E há uma quarta aparição em 1656, durante o domínio dos espanhóis, quando se espalhou uma terrível epidemia de peste. O bispo de Manfredonia, o antigo Siponto, convocou três dias de jejum e convidou todos a rezar a São Miguel. No dia 22 de setembro do mesmo ano, Miguel apareceu ao bispo e disse-lhe que onde houvesse uma pedra no santuário com uma cruz e o nome de São Miguel, as pessoas seriam libertadas da peste. O bispo começou a distribuir pedras abençoadas e todos os que as receberam ficaram livres do contágio. Atualmente, na praça da vila de Monte Sant'Angelo existe uma estátua com a inscrição em latim que traduzida significa: Ao príncipe dos anjos, vencedor da peste.

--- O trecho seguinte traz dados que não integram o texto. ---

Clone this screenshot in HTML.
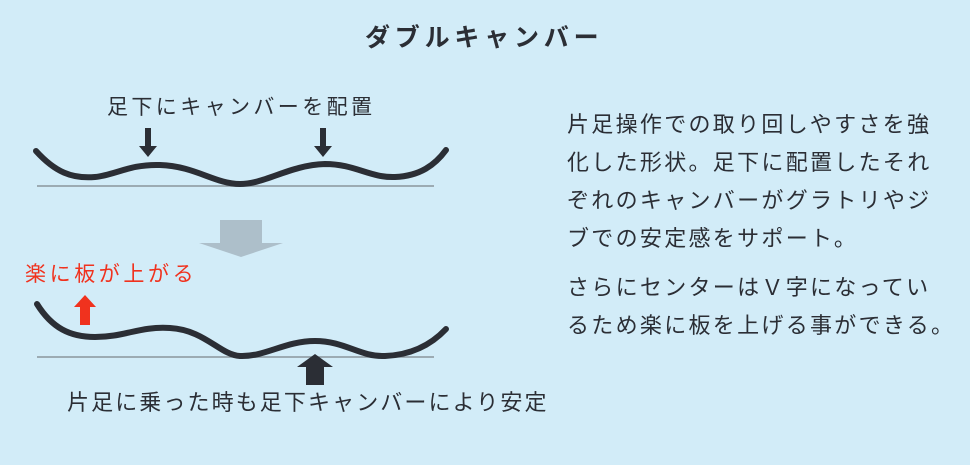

Deve ser lembrado que no ano de 1022, o imperador alemão Henrique II, proclamado santo após sua morte, passou uma noite inteira na capela de San Michele del Gargano em oração e teve a visão de muitos anjos que acompanharam São Miguel ao celebrar o ofício divino. O arcanjo fez com que todos beijassem o livro do Santo Evangelho. É por isso que uma tradição diz que a capela de São Miguel é durante o dia para os homens e durante a noite para os anjos.
No santuário há uma grande estátua de mármore de San Michele de 1507, obra do artista Andrea Cantucci. Este santuário do Gargano é o mais famoso de todos os dedicados a San Michele.
Na época das Cruzadas, antes de partir para a Terra Santa, muitos soldados e autoridades foram pedir a proteção de São Miguel. Muitos reis, papas e santos visitaram esta basílica dita celestial porque foi consagrada pelo próprio São Miguel e porque à noite os anjos celebravam sua adoração a Deus.Entre os reis estão Henrique II, Otto I e Otto II da Alemanha; Frederico da Suábia e Carlos de Anjou; Alfonso de Aragão e Fernando o Católico da Espanha; Sigismundo da Polônia; Ferdinando I, Ferdinando II, Vittorio Emanuele III, Umberto di Savoia e outros chefes de governo e ministros do estado italiano.
Entre os papas encontramos Gelásio I, Leão IX, Urbano II, Celestino V, Alexandre III, Gregório X, João XXIII, quando era cardeal e João Paulo II. Entre os santos encontramos São Bernardo de Clairvaux, Santa Matilde, Santa Brígida, São Francisco de Assis, Santo Afonso Maria de 'Liguori e São Padre Pio de Pietrelcina. E, claro, milhares e milhares de peregrinos que visitam a basílica celestial todos os anos. A atual igreja gótica foi iniciada no ano de 1274.